描述阿細跳月,就像描述火焰。阿細跳月的語言,卻又像冬天的樹木一樣簡煉:勇猛粗獷的是刀叉舞,眼花繚亂的是霸王鞭。男人麵對女人,退後複又近前。無拘無束的節拍,是生命力量的震顫;驚天動地的呼喊,是對山川大地的禮讚。

誰能相信,跳出這舞步的,是砍柴的腳板、牧牛的腳板、犁地的腳板、扛石頭的腳板、背草運肥的腳板,月亮出來之前,才從田裏拔出的腳板?誰能相信,“三弦王”琴筒合抱不完,琴身長過人身。

那個背“三弦王”的人,那個跳得無休無止的人,那個粗布包裹的身體,消化老南瓜、老玉米的身體,是個古稀的老人?

誰能相信,曾有個阿細小夥,喜歡背著三弦遊走,白天是放牛牧馬的幫工,夜晚是彈琴跳月的好手。他走到哪裏,哪裏就有阿細少女追在身後。她們騎著快馬,山花插滿頭。她們唱著情歌,為了美好的投奔永不憂愁。

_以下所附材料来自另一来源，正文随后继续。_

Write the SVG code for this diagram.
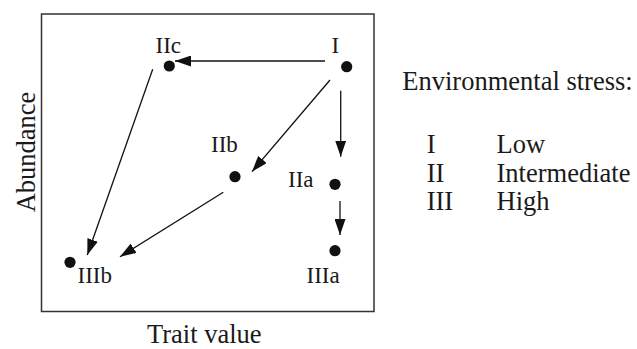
<svg xmlns="http://www.w3.org/2000/svg" width="637" height="349" viewBox="0 0 637 349">
<style>
text{font-family:"Liberation Serif","DejaVu Serif",serif;fill:#1a1a1a}
.n{font-size:23px}
.l{font-size:26.5px}
.dot{fill:#111}
.c{stroke:#111;stroke-width:1.3;fill:none;marker-end:url(#ah)}
</style>
<defs>
<marker id="ah" viewBox="0 0 16 11" refX="16" refY="5.5" markerWidth="16" markerHeight="11" markerUnits="userSpaceOnUse" orient="auto">
<path d="M0,0 L16,5.5 L0,11 Z" fill="#111"/>
</marker>
</defs>
<rect x="41.5" y="14" width="332.5" height="297.5" fill="none" stroke="#333" stroke-width="1.5"/>
<g id="I"><circle class="dot" cx="346.7" cy="66.7" r="5.6"/><text class="n" x="331.5" y="52.5">I</text></g>
<g id="IIc"><circle class="dot" cx="169.3" cy="66" r="5.6"/><text class="n" x="155.5" y="52.5">IIc</text></g>
<g id="IIb"><circle class="dot" cx="235" cy="176.7" r="5.6"/><text class="n" x="211" y="152">IIb</text></g>
<g id="IIa"><circle class="dot" cx="335" cy="184.3" r="5.6"/><text class="n" x="288" y="187">IIa</text></g>
<g id="IIIa"><circle class="dot" cx="335" cy="250.7" r="5.6"/><text class="n" x="306.5" y="283">IIIa</text></g>
<g id="IIIb"><circle class="dot" cx="70" cy="262.3" r="5.6"/><text class="n" x="77.5" y="283">IIIb</text></g>
<g id="connectors">
<line class="c" x1="325" y1="61" x2="175" y2="61"/>
<line class="c" x1="330" y1="80" x2="252" y2="171.7"/>
<line class="c" x1="340.7" y1="90.7" x2="340.7" y2="156.7"/>
<line class="c" x1="340" y1="201" x2="340" y2="235"/>
<line class="c" x1="152.7" y1="69.3" x2="87.3" y2="255"/>
<line class="c" x1="223.3" y1="192.3" x2="120" y2="256.7"/>
</g>
<text class="l" x="147" y="343">Trait value</text>
<text class="l" transform="translate(35,152) rotate(-90)" text-anchor="middle">Abundance</text>
<g id="legend">
<text class="l" x="402.3" y="90">Environmental stress:</text>
<text class="l" x="426.7" y="153.3">I</text>
<text class="l" x="496.5" y="153.3">Low</text>
<text class="l" x="426.7" y="181.7">II</text>
<text class="l" x="496.5" y="181.7">Intermediate</text>
<text class="l" x="426.7" y="210">III</text>
<text class="l" x="496.5" y="210">High</text>
</g>
</svg>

三弦是阿細人的另一副喉嚨,跳月是阿細人最驕傲的才華。阿細寨子最受敬重的,沒有一個不是彈琴跳月的行家。

阿細跳月跳到了京城,阿細跳月跳出了國境,阿細跳月的舞曲是世界名曲,但阿細跳月的藝術家不在外麵出名。

阿細跳月是土生土長的舞蹈,阿細跳月是無名無姓的傑作。燒過的灌木樁燙腳,播種時不能不跳起跳落,刀耕火種的祖先,用舞蹈詮釋了勞作。於是阿細跳月成了傳世之舞,於是阿細人有了永遠的歡樂。

阿細跳月是山裏的大樹,有自己的地力和脈搏;阿細跳月是天上的雲彩,有自己的陽光和魂魄。從此我記住了那樸素的撥動和跳躍,哪怕走遍了世上的城市山河;從此我懂得了什麼是藝術的永恒價值,哪怕世俗的裝點紛紛剝脫。